(Written instruction): Without including any pictures, write out all the entries exactly.
··· Entries provided ···
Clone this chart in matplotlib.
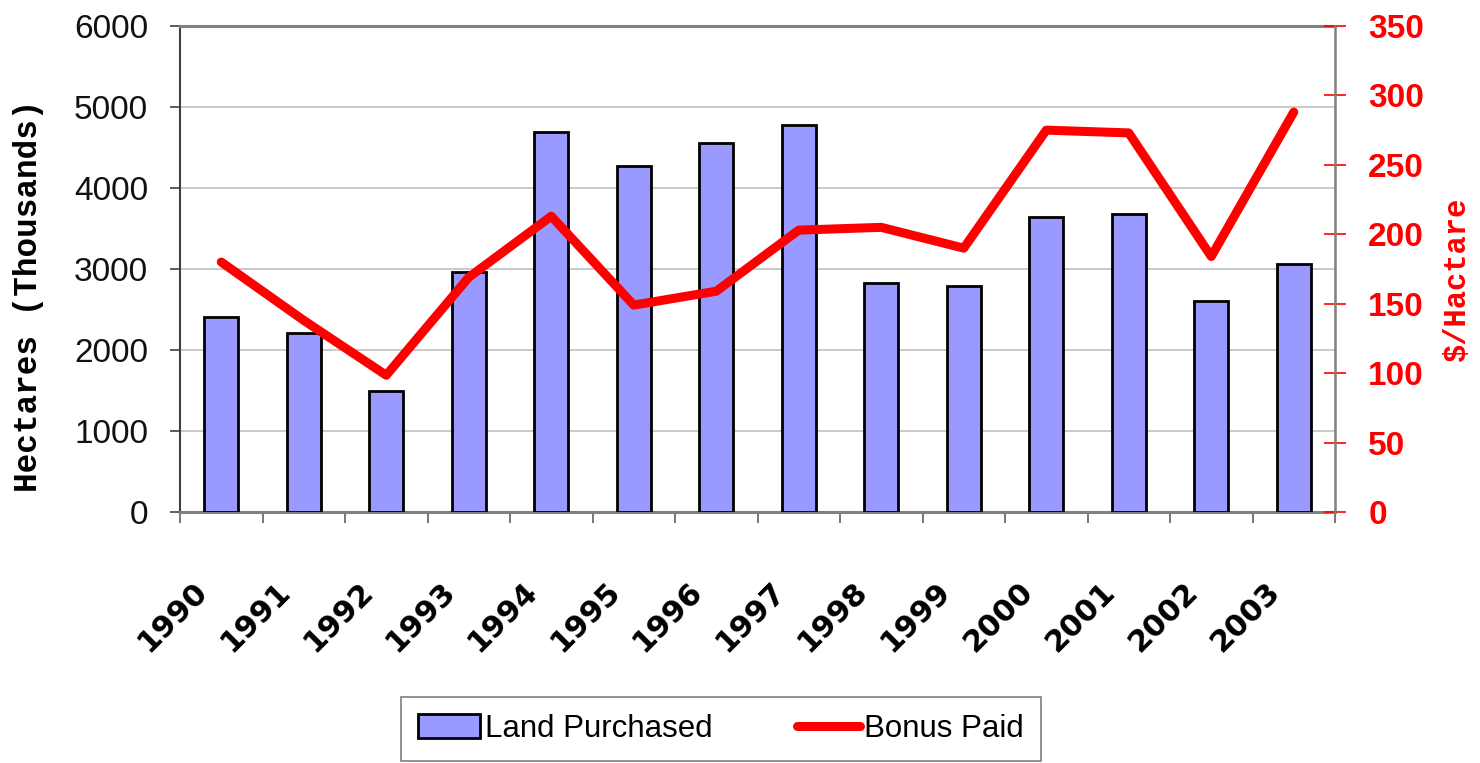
import matplotlib
matplotlib.use("Agg")
import matplotlib.pyplot as plt
import matplotlib.transforms as mtransforms
import numpy as np

# Data.
years = ["1990", "1991", "1992", "1993", "1994", "1995", "1996",
         "1997", "1998", "1999", "2000", "2001", "2002", "2003"]
land_purchased = [2410, 2210, 1500, 2965, 4695, 4275, 4550,
                  4780, 2830, 2790, 3640, 3675, 2600, 3060]
bonus_paid = [180, 138, 98.5, 169, 213, 149, 159,
              203, 205, 190, 275, 273, 184, 288]

tick_font = ["Liberation Sans Narrow", "Liberation Sans", "DejaVu Sans"]
mono_font = ["Liberation Mono", "DejaVu Sans Mono"]

fig = plt.figure(figsize=(14.8, 7.63), dpi=100)
ax = fig.add_axes([180 / 1480, 1 - 512 / 763, 1155 / 1480, 486 / 763])

x = np.arange(len(years))
bars = ax.bar(x, land_purchased, width=0.41, color="#9999ff",
              edgecolor="black", linewidth=2.0, zorder=3, label="Land Purchased")

ax.set_xlim(-0.5, len(years) - 0.5)
ax.set_ylim(0, 6000)
ax.set_yticks(range(0, 6001, 1000))
ax.yaxis.grid(True, color="#c0c0c0", linewidth=1.2, zorder=0)
ax.set_axisbelow(True)

# Left axis ticks and labels.
ax.tick_params(axis="y", direction="out", length=7, width=1.2, color="#404040",
               pad=16, labelsize=24, labelcolor="#111111")
for lab in ax.get_yticklabels():
    lab.set_family(tick_font)

# Category ticks at the boundaries, labels at the centers.
ax.set_xticks(np.arange(-0.5, len(years), 1.0), minor=True)
ax.set_xticks(x)
ax.set_xticklabels(years, rotation=45, ha="right", va="center",
                   rotation_mode="anchor", fontsize=22, fontweight="bold",
                   family="DejaVu Sans")
ax.tick_params(axis="x", which="major", length=0, pad=54)
ax.tick_params(axis="x", which="minor", direction="out", length=8,
               width=1.2, color="#606060")
shift = mtransforms.ScaledTranslation(-18 / 100, 0, fig.dpi_scale_trans)
for lab in ax.get_xticklabels():
    lab.set_transform(lab.get_transform() + shift)

for side in ["top", "bottom"]:
    ax.spines[side].set_color("#808080")
    ax.spines[side].set_linewidth(2.2)
ax.spines["left"].set_color("#404040")
ax.spines["left"].set_linewidth(1.5)
ax.spines["right"].set_visible(False)

ax.set_ylabel("Hectares (Thousands)", family=mono_font, fontweight="bold",
              fontsize=23.5, va="center")
ax.yaxis.set_label_coords((29 - 180) / 1155, 0.444)

# Right axis for the bonus line.
ax2 = ax.twinx()
line, = ax2.plot(x, bonus_paid, color="red", linewidth=6.5,
                 solid_capstyle="round", solid_joinstyle="round",
                 label="Bonus Paid", zorder=4)
ax2.set_ylim(0, 350)
ax2.set_yticks(range(0, 351, 50))
ax2.tick_params(axis="y", direction="inout", length=16, width=1.2,
                color="red", labelcolor="red", labelsize=24, pad=16)
for lab in ax2.get_yticklabels():
    lab.set_family(tick_font)
    lab.set_fontweight("bold")
for side in ["top", "bottom", "left"]:
    ax2.spines[side].set_visible(False)
ax2.spines["right"].set_color("#808080")
ax2.spines["right"].set_linewidth(1.8)
ax2.set_ylabel("$/Hactare", family=mono_font, fontweight="bold", fontsize=22,
               color="red", rotation=90, va="center")
ax2.yaxis.set_label_coords((1457 - 180) / 1155, 0.479)

leg = fig.legend(handles=[bars, line], labels=["Land Purchased", "Bonus Paid"],
                 loc="center", bbox_to_anchor=(721 / 1480, 1 - 729 / 763),
                 ncol=2, frameon=True, fancybox=False, handlelength=2.0,
                 handleheight=0.8, handletextpad=0.15, columnspacing=2.7,
                 borderpad=0.55, prop={"family": tick_font, "size": 22.5})
leg.get_frame().set_edgecolor("#606060")
leg.get_frame().set_linewidth(1.2)

fig.savefig("out.png", dpi=100)
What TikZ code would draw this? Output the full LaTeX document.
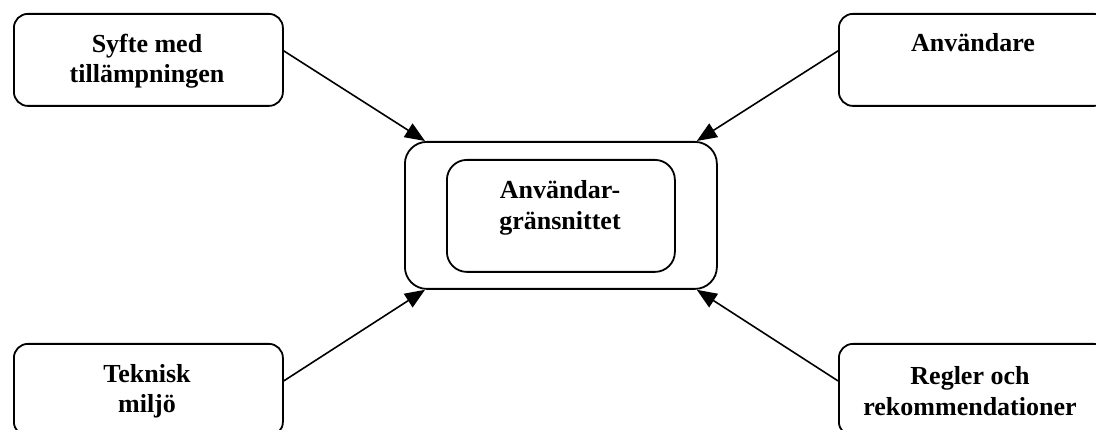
\documentclass[tikz,border=0pt]{standalone}
\usepackage{fontspec}
\setmainfont{Liberation Serif}
\usetikzlibrary{arrows.meta}
\begin{document}
\begin{tikzpicture}[x=1pt,y=-1pt,
  box/.style={draw,line width=1.8pt,rounded corners=14pt,inner sep=0pt,anchor=north west,minimum width=269pt,minimum height=92pt},
  label/.style={font=\fontsize{26}{30.5}\selectfont\bfseries,align=center,inner sep=0pt},
  arr/.style={line width=1.6pt,-{Triangle[length=20pt,width=16pt]}}]
\useasboundingbox (0,0) rectangle (1096,430);
\clip (0,0) rectangle (1096,430);
\node[box] (tl) at (13,13) {};
\node[box] (tr) at (838,13) {};
\node[box] (bl) at (13,343) {};
\node[box] (br) at (838,343) {};
\node[box,minimum width=312pt,minimum height=147pt,rounded corners=22pt] (outer) at (404,141) {};
\node[box,minimum width=228pt,minimum height=112pt,rounded corners=20pt] (inner) at (446,159) {};
\node[label] (tltext) at (147,61) {Syfte med\\tillämpningen};
\node[label,anchor=base] (trtext) at (973,52) {Användare};
\node[label] (intext) at (560,208) {Användar-\\gränsnittet};
\node[label] (bltext) at (147,391) {Teknisk\\miljö};
\node[label] (brtext) at (970,391) {Regler och\\rekommendationer};
\draw[arr] ([yshift=9pt]tl.east) -- ([xshift=21pt]outer.north west);
\draw[arr] ([yshift=9pt]tr.west) -- ([xshift=-21pt]outer.north east);
\draw[arr] ([yshift=9pt]bl.east) -- ([xshift=21pt]outer.south west);
\draw[arr] ([yshift=9pt]br.west) -- ([xshift=-21pt]outer.south east);
\end{tikzpicture}
\end{document}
···
(Task answer):
Clone this chart in matplotlib.
import matplotlib
matplotlib.use("Agg")
import matplotlib.pyplot as plt
import matplotlib.transforms as mtransforms
import numpy as np

# Data.
years = ["1990", "1991", "1992", "1993", "1994", "1995", "1996",
         "1997", "1998", "1999", "2000", "2001", "2002", "2003"]
land_purchased = [2410, 2210, 1500, 2965, 4695, 4275, 4550,
                  4780, 2830, 2790, 3640, 3675, 2600, 3060]
bonus_paid = [180, 138, 98.5, 169, 213, 149, 159,
              203, 205, 190, 275, 273, 184, 288]

tick_font = ["Liberation Sans Narrow", "Liberation Sans", "DejaVu Sans"]
mono_font = ["Liberation Mono", "DejaVu Sans Mono"]

fig = plt.figure(figsize=(14.8, 7.63), dpi=100)
ax = fig.add_axes([180 / 1480, 1 - 512 / 763, 1155 / 1480, 486 / 763])

x = np.arange(len(years))
bars = ax.bar(x, land_purchased, width=0.41, color="#9999ff",
              edgecolor="black", linewidth=2.0, zorder=3, label="Land Purchased")

ax.set_xlim(-0.5, len(years) - 0.5)
ax.set_ylim(0, 6000)
ax.set_yticks(range(0, 6001, 1000))
ax.yaxis.grid(True, color="#c0c0c0", linewidth=1.2, zorder=0)
ax.set_axisbelow(True)

# Left axis ticks and labels.
ax.tick_params(axis="y", direction="out", length=7, width=1.2, color="#404040",
               pad=16, labelsize=24, labelcolor="#111111")
for lab in ax.get_yticklabels():
    lab.set_family(tick_font)

# Category ticks at the boundaries, labels at the centers.
ax.set_xticks(np.arange(-0.5, len(years), 1.0), minor=True)
ax.set_xticks(x)
ax.set_xticklabels(years, rotation=45, ha="right", va="center",
                   rotation_mode="anchor", fontsize=22, fontweight="bold",
                   family="DejaVu Sans")
ax.tick_params(axis="x", which="major", length=0, pad=54)
ax.tick_params(axis="x", which="minor", direction="out", length=8,
               width=1.2, color="#606060")
shift = mtransforms.ScaledTranslation(-18 / 100, 0, fig.dpi_scale_trans)
for lab in ax.get_xticklabels():
    lab.set_transform(lab.get_transform() + shift)

for side in ["top", "bottom"]:
    ax.spines[side].set_color("#808080")
    ax.spines[side].set_linewidth(2.2)
ax.spines["left"].set_color("#404040")
ax.spines["left"].set_linewidth(1.5)
ax.spines["right"].set_visible(False)

ax.set_ylabel("Hectares (Thousands)", family=mono_font, fontweight="bold",
              fontsize=23.5, va="center")
ax.yaxis.set_label_coords((29 - 180) / 1155, 0.444)

# Right axis for the bonus line.
ax2 = ax.twinx()
line, = ax2.plot(x, bonus_paid, color="red", linewidth=6.5,
                 solid_capstyle="round", solid_joinstyle="round",
                 label="Bonus Paid", zorder=4)
ax2.set_ylim(0, 350)
ax2.set_yticks(range(0, 351, 50))
ax2.tick_params(axis="y", direction="inout", length=16, width=1.2,
                color="red", labelcolor="red", labelsize=24, pad=16)
for lab in ax2.get_yticklabels():
    lab.set_family(tick_font)
    lab.set_fontweight("bold")
for side in ["top", "bottom", "left"]:
    ax2.spines[side].set_visible(False)
ax2.spines["right"].set_color("#808080")
ax2.spines["right"].set_linewidth(1.8)
ax2.set_ylabel("$/Hactare", family=mono_font, fontweight="bold", fontsize=22,
               color="red", rotation=90, va="center")
ax2.yaxis.set_label_coords((1457 - 180) / 1155, 0.479)

leg = fig.legend(handles=[bars, line], labels=["Land Purchased", "Bonus Paid"],
                 loc="center", bbox_to_anchor=(721 / 1480, 1 - 729 / 763),
                 ncol=2, frameon=True, fancybox=False, handlelength=2.0,
                 handleheight=0.8, handletextpad=0.15, columnspacing=2.7,
                 borderpad=0.55, prop={"family": tick_font, "size": 22.5})
leg.get_frame().set_edgecolor("#606060")
leg.get_frame().set_linewidth(1.2)

fig.savefig("out.png", dpi=100)
What TikZ code would draw this? Output the full LaTeX document.
\documentclass[tikz,border=0pt]{standalone}
\usepackage{fontspec}
\setmainfont{Liberation Serif}
\usetikzlibrary{arrows.meta}
\begin{document}
\begin{tikzpicture}[x=1pt,y=-1pt,
  box/.style={draw,line width=1.8pt,rounded corners=14pt,inner sep=0pt,anchor=north west,minimum width=269pt,minimum height=92pt},
  label/.style={font=\fontsize{26}{30.5}\selectfont\bfseries,align=center,inner sep=0pt},
  arr/.style={line width=1.6pt,-{Triangle[length=20pt,width=16pt]}}]
\useasboundingbox (0,0) rectangle (1096,430);
\clip (0,0) rectangle (1096,430);
\node[box] (tl) at (13,13) {};
\node[box] (tr) at (838,13) {};
\node[box] (bl) at (13,343) {};
\node[box] (br) at (838,343) {};
\node[box,minimum width=312pt,minimum height=147pt,rounded corners=22pt] (outer) at (404,141) {};
\node[box,minimum width=228pt,minimum height=112pt,rounded corners=20pt] (inner) at (446,159) {};
\node[label] (tltext) at (147,61) {Syfte med\\tillämpningen};
\node[label,anchor=base] (trtext) at (973,52) {Användare};
\node[label] (intext) at (560,208) {Användar-\\gränsnittet};
\node[label] (bltext) at (147,391) {Teknisk\\miljö};
\node[label] (brtext) at (970,391) {Regler och\\rekommendationer};
\draw[arr] ([yshift=9pt]tl.east) -- ([xshift=21pt]outer.north west);
\draw[arr] ([yshift=9pt]tr.west) -- ([xshift=-21pt]outer.north east);
\draw[arr] ([yshift=9pt]bl.east) -- ([xshift=21pt]outer.south west);
\draw[arr] ([yshift=9pt]br.west) -- ([xshift=-21pt]outer.south east);
\end{tikzpicture}
\end{document}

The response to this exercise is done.